Data records
-- start --
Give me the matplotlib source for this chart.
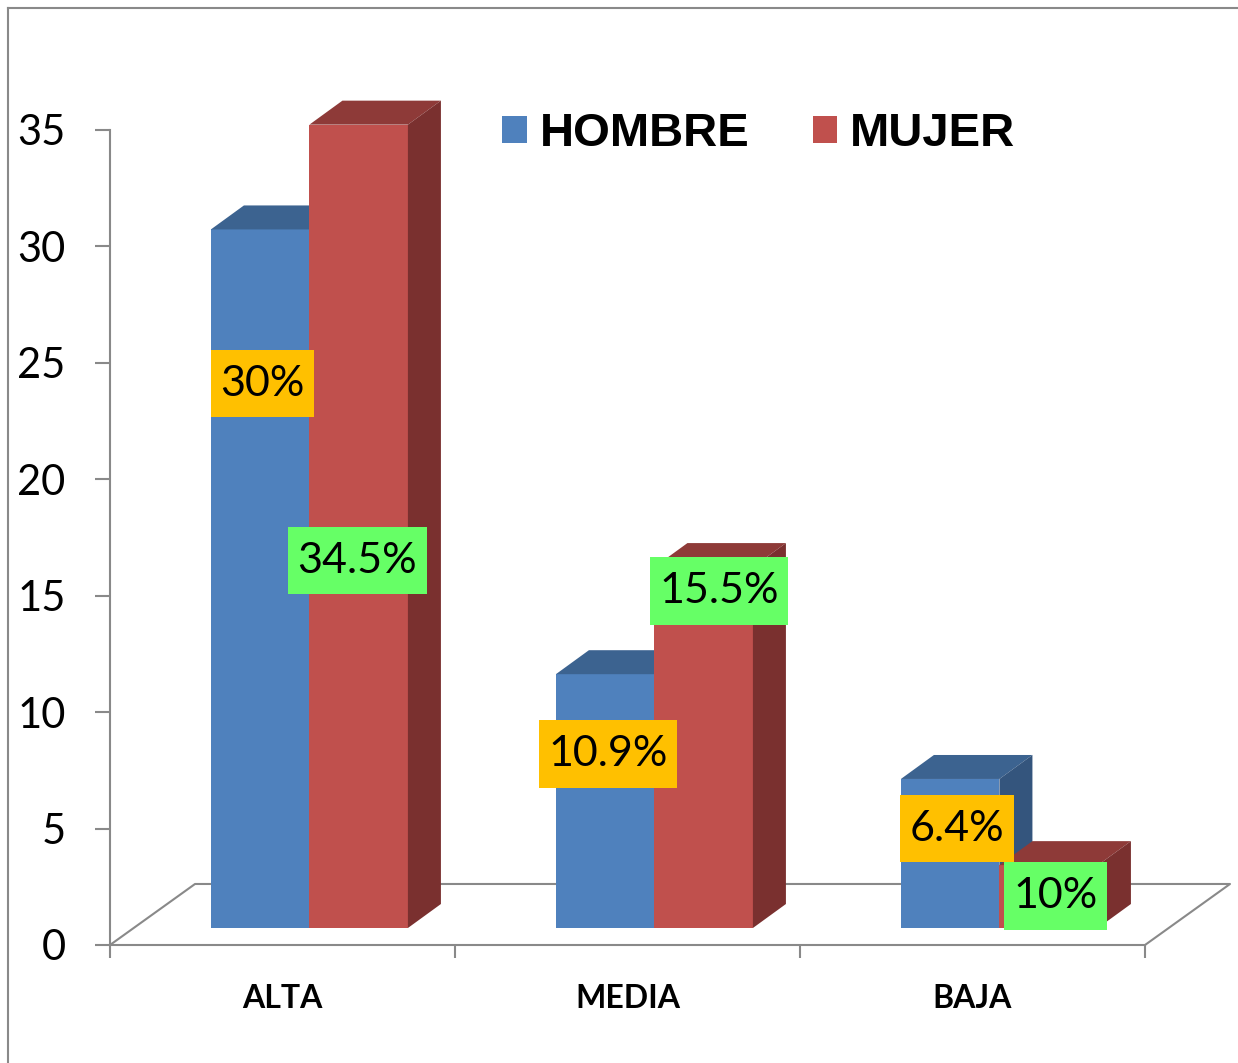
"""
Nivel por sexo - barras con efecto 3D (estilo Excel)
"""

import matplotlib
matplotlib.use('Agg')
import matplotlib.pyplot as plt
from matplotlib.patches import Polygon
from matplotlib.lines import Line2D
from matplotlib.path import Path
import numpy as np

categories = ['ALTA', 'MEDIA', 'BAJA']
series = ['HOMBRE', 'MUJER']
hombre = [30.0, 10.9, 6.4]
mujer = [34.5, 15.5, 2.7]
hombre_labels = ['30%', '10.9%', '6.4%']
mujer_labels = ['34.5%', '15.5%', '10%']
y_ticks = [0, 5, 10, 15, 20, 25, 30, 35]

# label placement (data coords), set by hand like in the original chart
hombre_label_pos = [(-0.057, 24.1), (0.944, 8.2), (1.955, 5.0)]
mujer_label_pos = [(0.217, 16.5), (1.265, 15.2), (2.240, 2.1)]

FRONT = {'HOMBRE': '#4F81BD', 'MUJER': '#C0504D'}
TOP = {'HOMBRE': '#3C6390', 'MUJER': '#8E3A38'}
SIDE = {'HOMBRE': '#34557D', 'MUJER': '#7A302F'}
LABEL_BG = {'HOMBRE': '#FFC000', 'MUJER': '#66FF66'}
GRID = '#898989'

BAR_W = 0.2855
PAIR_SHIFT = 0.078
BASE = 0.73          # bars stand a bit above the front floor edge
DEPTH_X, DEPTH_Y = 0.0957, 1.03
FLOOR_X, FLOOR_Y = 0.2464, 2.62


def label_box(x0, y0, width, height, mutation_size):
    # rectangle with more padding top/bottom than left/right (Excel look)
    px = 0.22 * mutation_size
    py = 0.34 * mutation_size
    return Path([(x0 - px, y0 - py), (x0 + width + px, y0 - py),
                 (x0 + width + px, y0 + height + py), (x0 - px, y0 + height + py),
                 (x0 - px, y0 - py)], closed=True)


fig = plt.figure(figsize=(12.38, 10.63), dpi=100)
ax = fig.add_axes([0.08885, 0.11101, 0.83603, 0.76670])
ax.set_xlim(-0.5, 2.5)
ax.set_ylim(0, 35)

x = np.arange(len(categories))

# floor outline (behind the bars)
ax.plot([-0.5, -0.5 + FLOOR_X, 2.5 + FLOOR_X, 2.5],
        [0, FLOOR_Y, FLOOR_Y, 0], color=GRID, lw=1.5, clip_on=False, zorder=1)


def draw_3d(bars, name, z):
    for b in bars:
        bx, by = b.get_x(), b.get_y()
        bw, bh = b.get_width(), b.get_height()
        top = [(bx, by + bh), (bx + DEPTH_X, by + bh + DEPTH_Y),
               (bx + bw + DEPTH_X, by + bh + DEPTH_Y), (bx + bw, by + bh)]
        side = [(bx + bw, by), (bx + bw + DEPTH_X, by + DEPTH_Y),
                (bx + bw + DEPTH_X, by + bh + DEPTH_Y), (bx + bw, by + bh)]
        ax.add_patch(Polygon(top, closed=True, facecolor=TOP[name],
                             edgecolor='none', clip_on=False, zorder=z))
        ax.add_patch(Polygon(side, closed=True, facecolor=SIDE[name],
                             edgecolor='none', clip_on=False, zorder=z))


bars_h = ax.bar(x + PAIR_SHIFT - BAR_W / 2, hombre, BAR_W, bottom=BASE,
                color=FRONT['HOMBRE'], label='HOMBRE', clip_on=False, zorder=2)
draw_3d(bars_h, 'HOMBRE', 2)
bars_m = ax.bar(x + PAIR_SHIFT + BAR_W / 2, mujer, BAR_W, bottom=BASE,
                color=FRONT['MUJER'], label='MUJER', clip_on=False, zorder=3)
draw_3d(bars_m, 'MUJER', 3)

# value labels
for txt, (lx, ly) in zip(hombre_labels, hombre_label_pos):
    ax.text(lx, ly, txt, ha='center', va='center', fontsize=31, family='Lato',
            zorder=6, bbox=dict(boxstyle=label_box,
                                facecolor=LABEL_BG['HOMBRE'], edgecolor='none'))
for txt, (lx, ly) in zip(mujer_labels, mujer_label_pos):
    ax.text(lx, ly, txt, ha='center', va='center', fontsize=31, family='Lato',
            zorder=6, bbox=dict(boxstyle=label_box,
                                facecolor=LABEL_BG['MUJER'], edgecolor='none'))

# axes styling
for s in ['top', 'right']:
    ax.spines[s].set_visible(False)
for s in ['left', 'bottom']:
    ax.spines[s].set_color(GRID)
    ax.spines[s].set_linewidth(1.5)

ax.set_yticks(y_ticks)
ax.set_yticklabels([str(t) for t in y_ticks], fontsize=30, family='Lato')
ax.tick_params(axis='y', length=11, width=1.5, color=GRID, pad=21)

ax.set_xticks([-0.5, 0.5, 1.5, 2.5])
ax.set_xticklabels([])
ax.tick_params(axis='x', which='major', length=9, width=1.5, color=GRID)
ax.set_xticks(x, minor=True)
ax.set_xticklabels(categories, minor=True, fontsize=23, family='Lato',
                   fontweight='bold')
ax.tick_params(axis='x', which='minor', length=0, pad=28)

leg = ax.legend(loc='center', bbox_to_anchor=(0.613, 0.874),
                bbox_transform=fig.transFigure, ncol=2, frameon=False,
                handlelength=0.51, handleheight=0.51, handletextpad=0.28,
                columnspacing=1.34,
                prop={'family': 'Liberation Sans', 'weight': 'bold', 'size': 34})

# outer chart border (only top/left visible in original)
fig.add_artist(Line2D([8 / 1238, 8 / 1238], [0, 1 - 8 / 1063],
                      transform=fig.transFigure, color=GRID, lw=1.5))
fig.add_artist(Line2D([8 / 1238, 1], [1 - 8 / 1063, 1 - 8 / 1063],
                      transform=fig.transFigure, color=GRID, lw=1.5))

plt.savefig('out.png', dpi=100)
-- end --
-- start --
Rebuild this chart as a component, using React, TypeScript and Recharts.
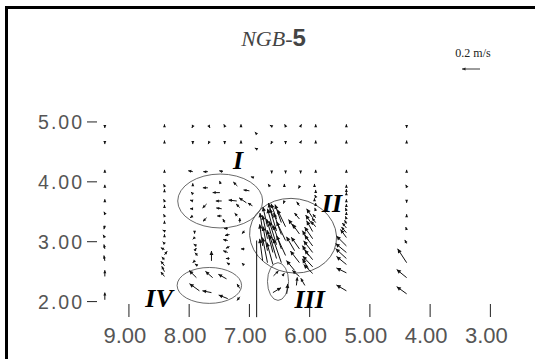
-- end --
-- start --
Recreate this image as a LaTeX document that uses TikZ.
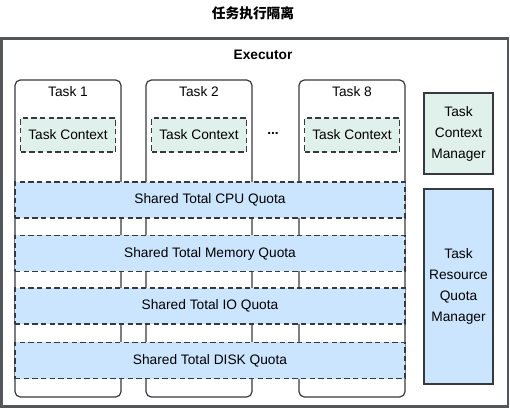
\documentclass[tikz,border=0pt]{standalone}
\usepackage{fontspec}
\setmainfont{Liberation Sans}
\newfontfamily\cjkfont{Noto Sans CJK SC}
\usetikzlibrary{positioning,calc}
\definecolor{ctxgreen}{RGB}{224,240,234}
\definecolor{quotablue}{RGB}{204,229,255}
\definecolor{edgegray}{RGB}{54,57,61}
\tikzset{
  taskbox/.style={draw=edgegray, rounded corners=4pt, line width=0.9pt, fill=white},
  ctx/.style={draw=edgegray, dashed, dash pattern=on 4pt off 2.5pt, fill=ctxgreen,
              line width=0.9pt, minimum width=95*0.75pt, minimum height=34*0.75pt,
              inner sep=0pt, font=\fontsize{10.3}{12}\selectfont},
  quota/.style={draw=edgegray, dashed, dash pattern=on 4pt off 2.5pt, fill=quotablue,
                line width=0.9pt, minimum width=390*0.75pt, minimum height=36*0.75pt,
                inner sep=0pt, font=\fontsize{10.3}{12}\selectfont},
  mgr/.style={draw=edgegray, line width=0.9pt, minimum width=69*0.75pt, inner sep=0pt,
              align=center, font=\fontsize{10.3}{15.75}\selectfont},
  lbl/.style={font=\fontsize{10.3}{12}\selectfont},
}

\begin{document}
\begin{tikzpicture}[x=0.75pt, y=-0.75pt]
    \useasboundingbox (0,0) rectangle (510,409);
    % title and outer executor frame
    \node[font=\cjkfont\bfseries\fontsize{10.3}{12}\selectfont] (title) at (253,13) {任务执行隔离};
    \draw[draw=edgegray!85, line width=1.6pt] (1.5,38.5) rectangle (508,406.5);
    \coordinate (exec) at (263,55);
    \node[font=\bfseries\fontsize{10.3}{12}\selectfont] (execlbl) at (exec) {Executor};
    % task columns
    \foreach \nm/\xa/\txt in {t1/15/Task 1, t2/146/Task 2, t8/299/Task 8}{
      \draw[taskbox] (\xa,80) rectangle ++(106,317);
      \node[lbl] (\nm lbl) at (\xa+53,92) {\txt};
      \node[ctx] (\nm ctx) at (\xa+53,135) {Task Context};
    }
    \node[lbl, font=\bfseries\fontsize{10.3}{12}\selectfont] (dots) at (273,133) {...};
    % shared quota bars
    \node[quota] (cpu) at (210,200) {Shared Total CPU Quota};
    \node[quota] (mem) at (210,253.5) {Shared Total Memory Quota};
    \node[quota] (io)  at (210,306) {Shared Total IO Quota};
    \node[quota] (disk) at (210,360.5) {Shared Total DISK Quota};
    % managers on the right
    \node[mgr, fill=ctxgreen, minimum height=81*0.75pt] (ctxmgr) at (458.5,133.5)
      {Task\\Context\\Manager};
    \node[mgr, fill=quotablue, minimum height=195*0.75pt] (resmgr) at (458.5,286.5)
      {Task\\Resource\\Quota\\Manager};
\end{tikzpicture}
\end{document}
-- end --
To be done
Above are some records. Reproduce the lines from the one with "Give me the matplotlib source for this chart." down to the one with "lw=1.5, clip_on=False, zorder=1)", keeping both, and leave every picture out.

Answer to this problem
Give me the matplotlib source for this chart.
"""
Nivel por sexo - barras con efecto 3D (estilo Excel)
"""

import matplotlib
matplotlib.use('Agg')
import matplotlib.pyplot as plt
from matplotlib.patches import Polygon
from matplotlib.lines import Line2D
from matplotlib.path import Path
import numpy as np

categories = ['ALTA', 'MEDIA', 'BAJA']
series = ['HOMBRE', 'MUJER']
hombre = [30.0, 10.9, 6.4]
mujer = [34.5, 15.5, 2.7]
hombre_labels = ['30%', '10.9%', '6.4%']
mujer_labels = ['34.5%', '15.5%', '10%']
y_ticks = [0, 5, 10, 15, 20, 25, 30, 35]

# label placement (data coords), set by hand like in the original chart
hombre_label_pos = [(-0.057, 24.1), (0.944, 8.2), (1.955, 5.0)]
mujer_label_pos = [(0.217, 16.5), (1.265, 15.2), (2.240, 2.1)]

FRONT = {'HOMBRE': '#4F81BD', 'MUJER': '#C0504D'}
TOP = {'HOMBRE': '#3C6390', 'MUJER': '#8E3A38'}
SIDE = {'HOMBRE': '#34557D', 'MUJER': '#7A302F'}
LABEL_BG = {'HOMBRE': '#FFC000', 'MUJER': '#66FF66'}
GRID = '#898989'

BAR_W = 0.2855
PAIR_SHIFT = 0.078
BASE = 0.73          # bars stand a bit above the front floor edge
DEPTH_X, DEPTH_Y = 0.0957, 1.03
FLOOR_X, FLOOR_Y = 0.2464, 2.62


def label_box(x0, y0, width, height, mutation_size):
    # rectangle with more padding top/bottom than left/right (Excel look)
    px = 0.22 * mutation_size
    py = 0.34 * mutation_size
    return Path([(x0 - px, y0 - py), (x0 + width + px, y0 - py),
                 (x0 + width + px, y0 + height + py), (x0 - px, y0 + height + py),
                 (x0 - px, y0 - py)], closed=True)


fig = plt.figure(figsize=(12.38, 10.63), dpi=100)
ax = fig.add_axes([0.08885, 0.11101, 0.83603, 0.76670])
ax.set_xlim(-0.5, 2.5)
ax.set_ylim(0, 35)

x = np.arange(len(categories))

# floor outline (behind the bars)
ax.plot([-0.5, -0.5 + FLOOR_X, 2.5 + FLOOR_X, 2.5],
        [0, FLOOR_Y, FLOOR_Y, 0], color=GRID, lw=1.5, clip_on=False, zorder=1)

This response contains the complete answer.